■ TASK GOAL
Begin with the first line of the material and copy each line word for word through the line that contains "const INK = '#1a1a1a';"; the pictures are left out.
+++
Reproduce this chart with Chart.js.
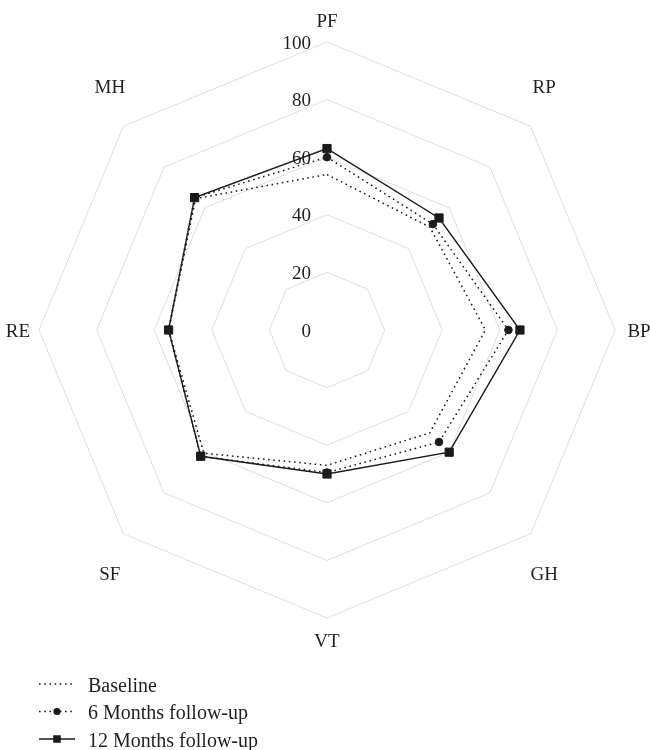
<!DOCTYPE html>
<html><head><meta charset="utf-8">
<script src="https://cdn.jsdelivr.net/npm/chart.js@4/dist/chart.umd.min.js"></script>
<style>html,body{margin:0;padding:0;background:#fff;}#wrap{width:650px;height:750px;position:relative;}</style>
</head><body><div id="wrap"><canvas id="c" width="650" height="750"></canvas></div>
<script>
const categories = ['PF', 'RP', 'BP', 'GH', 'VT', 'SF', 'RE', 'MH'];
const baseline = [54, 50.5, 55, 50.5, 47, 60.5, 55, 64.5];
const sixMonths = [60, 52, 63, 55, 49.5, 62, 55, 65];
const twelveMonths = [63, 55, 67, 60, 50, 62, 55, 65];
const tickValues = [0, 20, 40, 60, 80, 100];
const seriesNames = ['Baseline', '6 Months follow-up', '12 Months follow-up'];

const FONT = '"Liberation Serif", "Times New Roman", serif';
const TEXT = '#231f20';
const INK = '#1a1a1a';

const textPlugin = {
  id: 'customText',
  beforeDatasetsDraw(chart) {
    const s = chart.scales.r, ctx = chart.ctx;
    ctx.save();
    ctx.font = '19px ' + FONT;
    ctx.fillStyle = TEXT;
    ctx.textAlign = 'right';
    ctx.textBaseline = 'alphabetic';
    tickValues.forEach(v => {
      const d = s.getDistanceFromCenterForValue(v);
      ctx.fillText(String(v), s.xCenter - 16, s.yCenter - d + 6.5);
    });
    ctx.textAlign = 'center';
    categories.forEach((c, i) => {
      const p = s.getPointPosition(i, s.drawingArea + 22);
      let x = p.x, y = p.y;
      const dx = x - s.xCenter, dy = y - s.yCenter;
      if (Math.abs(dx) > 1 && Math.abs(dy) > 1) { y += Math.sign(dy) * 24; x -= Math.sign(dx) * 2; }
      else if (Math.abs(dy) <= 1) { x -= Math.sign(dx) * -2; if (dx < 0) x += 3; }
      ctx.fillText(c, x, y + 6.5);
    });
    ctx.restore();
  },
  afterDraw(chart) {
    const ctx = chart.ctx;
    chart.data.datasets.forEach((ds, k) => {
      const y = 684 + k * 27.5;
      ctx.save();
      ctx.strokeStyle = ds.borderColor;
      ctx.lineWidth = ds.borderWidth;
      ctx.setLineDash(ds.borderDash || []);
      ctx.beginPath(); ctx.moveTo(39, y); ctx.lineTo(75, y); ctx.stroke();
      ctx.setLineDash([]);
      if (ds.pointRadius > 0) {
        ctx.fillStyle = INK; ctx.strokeStyle = INK;
        Chart.helpers.drawPoint(ctx, {pointStyle: ds.pointStyle, radius: ds.pointRadius * 0.75, borderWidth: 1}, 57, y);
      }
      ctx.font = '20px ' + FONT;
      ctx.fillStyle = TEXT;
      ctx.textAlign = 'left';
      ctx.textBaseline = 'alphabetic';
      ctx.fillText(ds.label, 88, y + 7.5);
      ctx.restore();
    });
  }
};

new Chart(document.getElementById('c'), {
  type: 'radar',
  data: {
    labels: categories,
    datasets: [
      {label: seriesNames[0], data: baseline, borderColor: INK, borderWidth: 1.5, borderDash: [1.6, 3.6],
       pointRadius: 0, pointHoverRadius: 0, fill: false, backgroundColor: 'transparent', order: 3},
      {label: seriesNames[1], data: sixMonths, borderColor: INK, borderWidth: 1.5, borderDash: [1.6, 3.6],
       pointStyle: 'circle', pointRadius: 3.8, pointBorderWidth: 1, pointBackgroundColor: INK, pointBorderColor: INK,
       fill: false, backgroundColor: 'transparent', order: 2},
      {label: seriesNames[2], data: twelveMonths, borderColor: INK, borderWidth: 1.4, borderDash: [],
       pointStyle: 'rect', pointRadius: 5.8, pointBorderWidth: 1, pointBackgroundColor: INK, pointBorderColor: INK,
       fill: false, backgroundColor: 'transparent', order: 1}
    ]
  },
  options: {
    responsive: false,
    animation: false,
    layout: {padding: {left: 39, right: 35, top: 42, bottom: 132}},
    elements: {line: {tension: 0}},
    plugins: {legend: {display: false}, tooltip: {enabled: false}},
    scales: {
      r: {
        min: 0, max: 100,
        ticks: {stepSize: 20, display: false},
        grid: {color: '#dedede', lineWidth: 1},
        angleLines: {display: false},
        pointLabels: {display: false}
      }
    }
  },
  plugins: [textPlugin]
});
</script>
</body></html>
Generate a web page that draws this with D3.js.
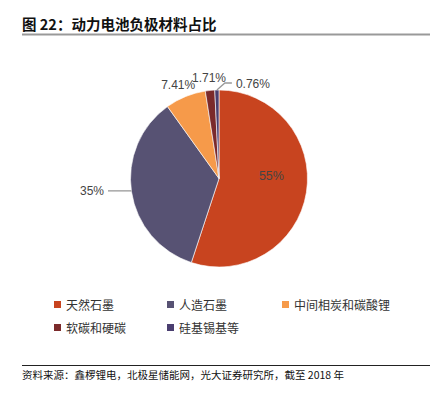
<!DOCTYPE html>
<html>
<head>
<meta charset="utf-8">
<script src="https://cdn.jsdelivr.net/npm/d3@7"></script>
<style>
  body { margin: 0; background: #fff; }
  text { font-family: "Liberation Sans", Arial, sans-serif; }
  .cjk { font-family: "Noto Sans CJK SC", sans-serif; }
</style>
</head>
<body>
<script>
const categories = ["天然石墨", "人造石墨", "中间相炭和碳酸锂", "软碳和硬碳", "硅基锡基等"];
const values = [55, 35, 7.41, 1.71, 0.76];
const valueLabels = ["55%", "35%", "7.41%", "1.71%", "0.76%"];
const colors = ["#c8441f", "#575273", "#f69a4a", "#7b2a2b", "#4a3e70"];

const w = 442, h = 399;
const cx = 219, cy = 178.5, r = 88.5;

const svg = d3.select("body").append("svg")
  .attr("width", w).attr("height", h);

// title
svg.append("text").attr("class", "cjk")
  .attr("x", 22).attr("y", 30)
  .attr("font-size", 14.5).attr("font-weight", "bold").attr("fill", "#111")
  .text("图 22：动力电池负极材料占比");
svg.append("line")
  .attr("x1", 22).attr("x2", 430).attr("y1", 34.5).attr("y2", 34.5)
  .attr("stroke", "#999").attr("stroke-width", 2);

const data = categories.map((c, i) => ({ name: c, value: values[i], label: valueLabels[i], color: colors[i] }));

const pie = d3.pie().sort(null).value(d => d.value);
const arc = d3.arc().innerRadius(0).outerRadius(r);
const arcs = pie(data);

const g = svg.append("g").attr("transform", `translate(${cx},${cy})`);

g.selectAll("path")
  .data(arcs)
  .enter()
  .append("path")
  .attr("d", arc)
  .attr("fill", d => d.data.color)
  .attr("stroke", "#fff")
  .attr("stroke-width", 0.6);

// labels
const mid = d => (d.startAngle + d.endAngle) / 2;
const pt = (a, rad) => [Math.sin(a) * rad, -Math.cos(a) * rad];

// 55% inside
const p0 = pt(mid(arcs[0]), r * 0.6);
g.append("text").attr("x", p0[0]).attr("y", p0[1] - 6.5)
  .attr("text-anchor", "middle").attr("font-size", 12.5).attr("fill", "#444")
  .text(arcs[0].data.label);

// 35% left with leader
const e1 = pt(mid(arcs[1]), r);
g.append("line")
  .attr("x1", e1[0]).attr("y1", e1[1] - 1)
  .attr("x2", -111).attr("y2", e1[1] - 1)
  .attr("stroke", "#999").attr("stroke-width", 1.3);
g.append("text").attr("x", -115).attr("y", e1[1] + 3.5)
  .attr("text-anchor", "end").attr("font-size", 12).attr("fill", "#444")
  .text(arcs[1].data.label);

// 7.41%
const p2 = pt(mid(arcs[2]), r + 14);
g.append("text").attr("x", p2[0] - 2).attr("y", p2[1] + 5)
  .attr("text-anchor", "middle").attr("font-size", 12).attr("fill", "#444")
  .text(arcs[2].data.label);

// 1.71%
g.append("text").attr("x", -10).attr("y", -r - 8)
  .attr("text-anchor", "middle").attr("font-size", 12).attr("fill", "#444")
  .text(arcs[3].data.label);

// 0.76% with leader
const e4 = pt(mid(arcs[4]), r);
g.append("polyline")
  .attr("points", [[e4[0], e4[1]], [e4[0] + 8, -r - 7], [e4[0] + 15, -r - 7]].map(p => p.join(",")).join(" "))
  .attr("fill", "none").attr("stroke", "#999").attr("stroke-width", 1.3);
g.append("text").attr("x", e4[0] + 19).attr("y", -r - 2.5)
  .attr("font-size", 12).attr("fill", "#444")
  .text(arcs[4].data.label);

// legend
const legendPos = [[54, 305], [167, 305], [282, 305], [54, 328], [167, 328]];
const legend = svg.selectAll("g.legend")
  .data(data)
  .enter()
  .append("g")
  .attr("class", "legend")
  .attr("transform", (d, i) => `translate(${legendPos[i][0]},${legendPos[i][1]})`);
legend.append("rect")
  .attr("x", 0).attr("y", -4).attr("width", 7).attr("height", 7)
  .attr("fill", d => d.color);
legend.append("text").attr("class", "cjk")
  .attr("x", 12).attr("y", 4.5)
  .attr("font-size", 12).attr("fill", "#333")
  .text(d => d.name);

// footer
svg.append("line")
  .attr("x1", 22).attr("x2", 430).attr("y1", 365.5).attr("y2", 365.5)
  .attr("stroke", "#222").attr("stroke-width", 1);
svg.append("text").attr("class", "cjk")
  .attr("x", 22).attr("y", 379)
  .attr("font-size", 10.5).attr("fill", "#111")
  .text("资料来源：鑫椤锂电，北极星储能网，光大证券研究所，截至 2018 年");
</script>
</body>
</html>
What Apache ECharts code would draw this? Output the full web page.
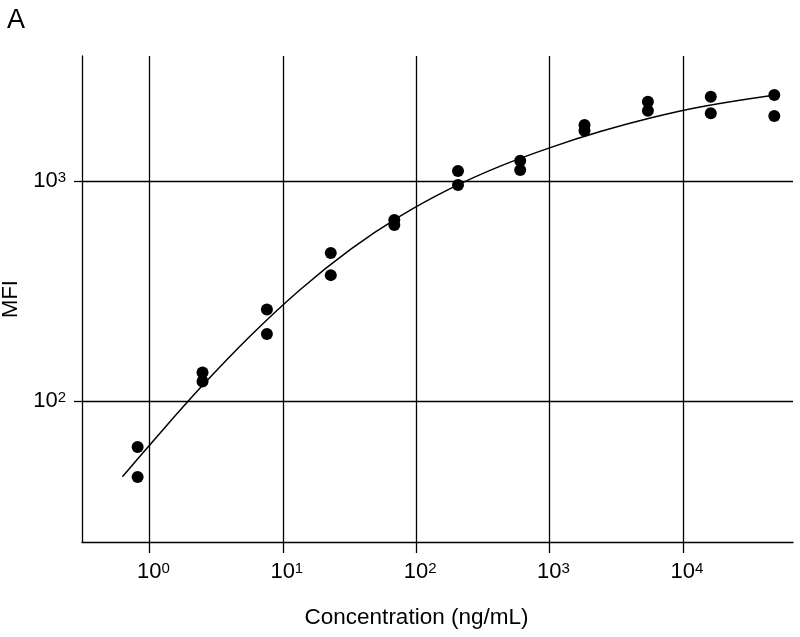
+++
■ RESPONSE
Reproduce this chart with Chart.js.
<!DOCTYPE html>
<html><head><meta charset="utf-8">
<script src="https://cdn.jsdelivr.net/npm/chart.js@4/dist/chart.umd.min.js"></script>
<style>html,body{margin:0;padding:0;background:#fff;}#wrap{width:650px;height:750px;position:relative;}</style>
</head><body><div id="wrap"><canvas id="c" width="650" height="750"></canvas></div>
<script>
const categories = ['PF', 'RP', 'BP', 'GH', 'VT', 'SF', 'RE', 'MH'];
const baseline = [54, 50.5, 55, 50.5, 47, 60.5, 55, 64.5];
const sixMonths = [60, 52, 63, 55, 49.5, 62, 55, 65];
const twelveMonths = [63, 55, 67, 60, 50, 62, 55, 65];
const tickValues = [0, 20, 40, 60, 80, 100];
const seriesNames = ['Baseline', '6 Months follow-up', '12 Months follow-up'];

const FONT = '"Liberation Serif", "Times New Roman", serif';
const TEXT = '#231f20';
const INK = '#1a1a1a';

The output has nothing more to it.